Search code examples
pythonpandasdataframepython-hypothesispandera

Pandera slow synthetic Dataframe generation if not eq schema


I am trying to learn the Pandera Library. When i try to automatically generate test Data from a DataFrameModel, it suddenly takes very long or crashes if i deviate from the minimal example in terms of limit checks.

Consider the Base example from the Pandera documentation: https://pandera.readthedocs.io/en/latest/data_synthesis_strategies.html#strategies-and-examples-from-dataframe-models

I can expand it with lots of additional columns. Consider the Code:

from pandera.typing import Series, DataFrame
import pandera as pa
import hypothesis


class InSchema(pa.DataFrameModel):
    column1: Series[int] = pa.Field(eq=10)
    column2: Series[float] = pa.Field(eq=0.25)
    column3: Series[str] = pa.Field(eq="foo")
    column4: Series[int] = pa.Field()
    column5: Series[int] = pa.Field(eq=123)
    column6: Series[int] = pa.Field(eq=123)
    column7: Series[int] = pa.Field(eq=123)


class OutSchema(InSchema):
    column4: Series[float]


@pa.check_types
def processing_fn(df: DataFrame[InSchema]) -> DataFrame[OutSchema]:
    return df.assign(column4=df.column1 * df.column2)



def test_processing_fn():
    dataframe = InSchema.example(size=5)
    processing_fn(dataframe)
    print(dataframe)


if __name__ == "__main__":
    gg= InSchema.strategy(size=5)
    test_processing_fn()
    print("Done!")

Alright.

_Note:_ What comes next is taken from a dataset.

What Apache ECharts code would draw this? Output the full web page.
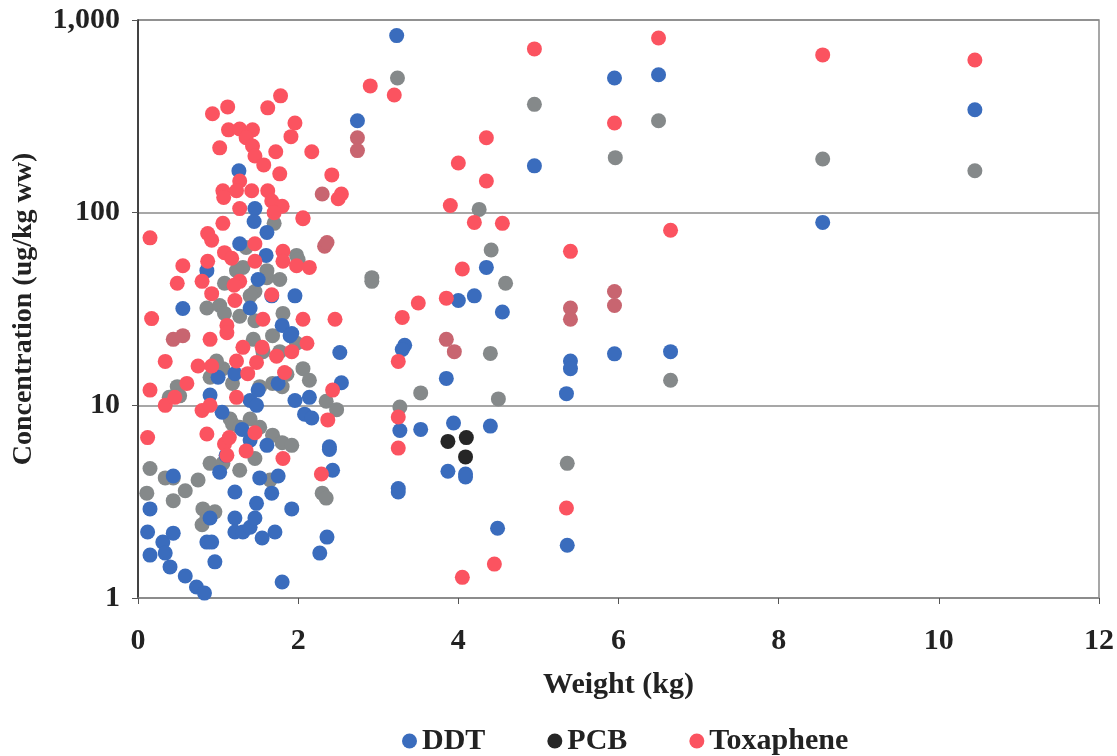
<!DOCTYPE html>
<html>
<head>
<meta charset="utf-8">
<script src="https://cdn.jsdelivr.net/npm/echarts@6/dist/echarts.min.js"></script>
<style>html,body{margin:0;padding:0;background:#fff}#c{width:1117px;height:756px}</style>
</head>
<body>
<div id="c"></div>
<script>
const seriesNames = ['DDT', 'PCB', 'Toxaphene'];
const xTicks = [0, 2, 4, 6, 8, 10, 12];
const yTicks = [1, 10, 100, 1000];

const ddt = [
 [3.23,830],[2.74,300],[4.95,175],[5.95,500],[6.5,520],[10.45,342],[8.55,89],[6.65,19],[5.95,18.5],[5.4,17],[5.4,15.5],[5.35,11.5],
 [4.55,30.5],[4.35,52],[4.2,37],[4.0,35],[3.33,20.5],[3.3,19.5],[3.85,13.8],[3.94,8.1],[4.4,7.8],[3.53,7.5],[3.27,7.4],[3.87,4.55],
 [4.09,4.25],[4.09,4.4],[3.25,3.7],[3.25,3.55],[4.49,2.3],[5.36,1.88],
 [1.26,165],[1.46,105],[1.27,69],[1.61,79],[0.86,50],[0.56,31.8],[1.67,37],[1.96,37],[1.4,32],[1.8,26],[1.92,23.6],[2.52,18.8],
 [2.54,13.1],[0.9,11.3],[1.05,9.2],[1.4,10.6],[1.48,10],[1.96,10.6],[2.14,11],[2.08,9],[2.17,8.6],[1.4,6.6],[1.61,6.2],[2.39,6.1],
 [1.21,14.6],[1.9,23],[0.15,2.9],[0.12,2.2],[0.15,1.67],[0.31,1.95],[0.44,2.17],[0.34,1.71],[0.4,1.45],[0.59,1.3],[0.73,1.14],
 [0.83,1.06],[0.86,1.95],[0.92,1.95],[0.96,1.54],[1.21,3.55],[1.21,2.6],[1.21,2.2],[1.31,2.2],[1.4,2.33],[1.46,2.6],[1.48,3.1],
 [1.55,2.05],[1.71,2.2],[1.67,3.5],[1.92,2.9],[2.36,2.07],[2.27,1.71],[1.8,1.21],[2.43,4.6],[1.75,4.3],[1.52,4.2],[0.44,4.3],
 [1.02,4.5],[2.39,5.9],[0.9,2.6],[1.1,5.5],[1.3,7.5],[1.5,12],[1.75,13],[1.0,14],[1.5,45],[1.6,60],[1.45,90]
];

const pcb = [
 [3.24,500],[4.95,365],[6.5,300],[5.96,193],[8.55,190],[10.45,165],[4.26,104],[4.41,64],[4.59,43],[2.92,46],[2.92,44],
 [4.4,18.6],[3.53,11.6],[4.5,10.8],[3.27,9.8],[5.36,5.0],[6.65,13.5],
 [0.15,4.7],[0.34,4.2],[0.44,4.2],[0.59,3.6],[0.44,3.2],[0.11,3.5],[0.75,4.1],[0.9,5],[1.06,5],[1.27,4.6],[1.46,5.3],[1.65,4.1],
 [0.81,2.9],[0.96,2.8],[0.8,2.4],[0.86,2.6],[2.3,3.5],[2.35,3.3],
 [0.9,14],[1.06,15.5],[1.18,13],[1.52,12.5],[1.68,13],[1.8,12.5],[2.06,15.5],[2.14,13.5],[2.35,10.5],[2.48,9.5],[0.49,12.5],
 [0.39,11],[0.52,11.2],[1.15,8.5],[1.18,8],[1.27,7.7],[1.68,7],[1.8,6.4],[1.92,6.2],[1.4,8.5],[1.52,7.7],[1.44,22],[1.68,23],
 [1.56,19],[1.77,19],[1.98,21],[1.86,14.5],[0.98,17],
 [1.08,43],[1.31,52],[1.46,39],[1.61,46],[1.77,45],[1.98,60],[0.86,32],[1.02,33],[1.27,29],[1.46,27.5],[1.81,30],[1.23,50],
 [1.61,50],[1.4,37],[1.08,30],[2.0,57],[1.7,88],[1.35,66]
];
const pcbDark = [[3.87,6.5],[4.1,6.8],[4.09,5.4]];

const toxaphene = [
 [4.95,708],[6.5,807],[8.55,659],[10.45,620],[5.95,292],[6.65,81],[5.4,63],[5.35,2.93],[4.0,181],[4.35,245],[4.35,146],[4.2,89],
 [4.55,88],[3.9,109],[4.05,51],[3.85,36],[3.5,34],[3.3,28.6],[3.25,16.9],[3.25,8.7],[3.25,6.0],[4.05,1.28],[4.45,1.5],[2.9,455],
 [3.2,408],
 [0.93,326],[1.12,354],[1.62,350],[1.78,404],[1.96,292],[1.91,248],[2.17,207],[2.42,157],[2.54,125],[2.5,118],[1.13,269],[1.27,272],
 [1.43,269],[1.35,245],[1.02,217],[1.43,222],[1.46,197],[1.57,177],[1.72,207],[1.77,159],[1.27,146],[1.06,130],[1.07,120],[1.23,130],
 [1.42,130],[1.62,130],[1.67,115],[1.8,108],[1.27,105],[2.06,94],[0.15,74],[1.06,88],[0.87,78],[0.92,72],[1.46,69],[2.06,93],
 [0.56,53],[0.49,43],[0.87,56],[0.8,44],[0.92,38],[1.08,62],[1.17,58],[1.46,56],[1.81,63],[1.81,56],[1.98,53],[2.14,52],[0.17,28.2],
 [1.27,44],[1.21,35],[1.67,37.5],[1.56,28],[2.06,28],[2.46,28],[1.11,26],[0.34,16.9],[0.15,12],[0.34,10],[0.46,11],[0.61,13],
 [0.8,9.4],[0.9,10],[0.12,6.8],[0.75,16],[0.92,16],[0.9,22],[1.11,23.8],[1.31,20],[1.55,20],[1.23,17],[1.48,16.7],[1.73,18],
 [1.92,19],[2.11,21],[1.37,14.6],[1.83,14.8],[1.23,11],[2.43,12],[2.37,8.4],[0.86,7.1],[1.08,6.3],[1.14,6.8],[1.46,7.2],[1.81,5.3],
 [2.29,4.4],[1.11,5.5],[1.35,5.8],[1.2,42],[1.7,100]
];
// points where a Toxaphene mark overlaps a PCB mark (appear mauve)
const toxapheneOverlap = [
 [2.74,245],[2.74,210],[3.85,22],[3.95,19],[5.4,32],[5.4,28],[5.95,39],[5.95,33],[0.44,22],[0.56,23],[2.3,125],[2.33,67],[2.36,70]
];

const colors = { DDT: '#3a6cbd', PCB: '#85898a', PCBdark: '#262626', Tox: '#fb5360', TorP: '#c86570' };
const font = '"Liberation Serif", "Times New Roman", serif';

const chart = echarts.init(document.getElementById('c'), null, { renderer: 'canvas' });
chart.setOption({
  animation: false,
  backgroundColor: '#fff',
  grid: { left: 138, right: 17, top: 20, bottom: 158, show: true, borderColor: '#8a8a8a', borderWidth: 1.5 },
  xAxis: {
    type: 'value', min: 0, max: 12, interval: 2,
    name: 'Weight (kg)', nameLocation: 'middle', nameGap: 72,
    nameTextStyle: { fontFamily: font, fontWeight: 'bold', fontSize: 30, color: '#222' },
    axisLine: { show: true, lineStyle: { color: '#8a8a8a', width: 1.5 } },
    axisTick: { show: true, inside: false, length: 6, lineStyle: { color: '#555' } },
    axisLabel: { fontFamily: font, fontWeight: 'bold', fontSize: 30, color: '#222', margin: 28,
      formatter: v => xTicks.includes(v) ? String(v) : '' },
    splitLine: { show: false }
  },
  yAxis: {
    type: 'log', logBase: 10, min: 1, max: 1000,
    name: 'Concentration (ug/kg ww)', nameLocation: 'middle', nameGap: 100, nameRotate: 90,
    nameTextStyle: { fontFamily: font, fontWeight: 'bold', fontSize: 28, color: '#222' },
    axisLine: { show: true, lineStyle: { color: '#222', width: 1.5 } },
    axisTick: { show: true, inside: false, length: 6, lineStyle: { color: '#555' } },
    axisLabel: { fontFamily: font, fontWeight: 'bold', fontSize: 30, color: '#222', margin: 18,
      formatter: v => yTicks.includes(Math.round(v)) ? Math.round(v).toLocaleString('en-US') : '' },
    splitLine: { show: true, lineStyle: { color: '#8a8a8a', width: 1.5 } }
  },
  legend: {
    left: 397, top: 721, itemGap: 62, itemWidth: 15, itemHeight: 15, icon: 'circle',
    textStyle: { fontFamily: font, fontWeight: 'bold', fontSize: 30, color: '#222' },
    data: [
      { name: seriesNames[0], itemStyle: { color: colors.DDT } },
      { name: seriesNames[1], itemStyle: { color: colors.PCBdark } },
      { name: seriesNames[2], itemStyle: { color: colors.Tox } }
    ]
  },
  series: [
    { name: seriesNames[1], type: 'scatter', symbolSize: 15, itemStyle: { color: colors.PCB, opacity: 1 },
      data: pcb.concat(pcbDark.map(p => ({ value: p, itemStyle: { color: colors.PCBdark } }))), z: 2 },
    { name: seriesNames[0], type: 'scatter', symbolSize: 15, itemStyle: { color: colors.DDT, opacity: 1 }, data: ddt, z: 3 },
    { name: seriesNames[2], type: 'scatter', symbolSize: 15, itemStyle: { color: colors.Tox, opacity: 1 },
      data: toxaphene.concat(toxapheneOverlap.map(p => ({ value: p, itemStyle: { color: colors.TorP } }))), z: 4 }
  ]
});
</script>
</body>
</html>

Now Observe the if i Change one columns limits to unique=True:

from pandera.typing import Series, DataFrame
import pandera as pa
import hypothesis


class InSchema(pa.DataFrameModel):
# NOW UNIQUE
    column1: Series[int] = pa.Field(unique=True)
    column2: Series[float] = pa.Field(eq=0.25)
    column3: Series[str] = pa.Field(eq="foo")
    column4: Series[int] = pa.Field()
    column5: Series[int] = pa.Field(eq=123)
    column6: Series[int] = pa.Field(eq=123)
    column7: Series[int] = pa.Field(eq=123)


class OutSchema(InSchema):
    column4: Series[float]


@pa.check_types
def processing_fn(df: DataFrame[InSchema]) -> DataFrame[OutSchema]:
    return df.assign(column4=df.column1 * df.column2)



def test_processing_fn():
    dataframe = InSchema.example(size=5)
    processing_fn(dataframe)
    print(dataframe)


if __name__ == "__main__":
    gg= InSchema.strategy(size=5)
    test_processing_fn()
    print("Done!")

The Software is able to infer a dataframe. But if I now change one check to an equivalent check (eq=123 <=> le=123 && ge= 123), it fails:

from pandera.typing import Series, DataFrame
import pandera as pa
import hypothesis


class InSchema(pa.DataFrameModel):
    column1: Series[int] = pa.Field(unique=True)
    column2: Series[float] = pa.Field(eq=0.25)
    column3: Series[str] = pa.Field(eq="foo")
    column4: Series[int] = pa.Field()
    # EQUIVALENT CHECKS
    column5: Series[int] = pa.Field(le=123, ge=123)
    column6: Series[int] = pa.Field(eq=123)
    column7: Series[int] = pa.Field(eq=123)


class OutSchema(InSchema):
    column4: Series[float]


@pa.check_types
def processing_fn(df: DataFrame[InSchema]) -> DataFrame[OutSchema]:
    return df.assign(column4=df.column1 * df.column2)



def test_processing_fn():
    dataframe = InSchema.example(size=5)
    processing_fn(dataframe)
    print(dataframe)


if __name__ == "__main__":
    gg= InSchema.strategy(size=5)
    test_processing_fn()
    print("Done!")

Now i get an error:

hypothesis.errors.Unsatisfiable: Unable to satisfy assumptions of example_generating_inner_function

My question is, why? If i use both restrictions (unique and ge/le) separated, it works but both cannot be satisfiable?


Solution

  • This is because Pandera has a fairly inefficient approach: they generate a custom strategy for the first part of the schema, and then use rejection sampling to filter out values which fail any subsequent filter. That's why their docs recommend specifying the most-restrictive constraint as the base strategy.

    As a Hypothesis maintainer I've been sad about this for several years, opened this issue three years ago, built some runtime optimizations in Hypothesis, and after reading this have opened a PR so that hopefully Pandera users will actually get the performance features I made for them.


    update: the optimizations have been released in Pandera 0.18.1, on 2024-03-10. On older versions, or if you still have performance issues, you might want to use our pandas strategies directly :-)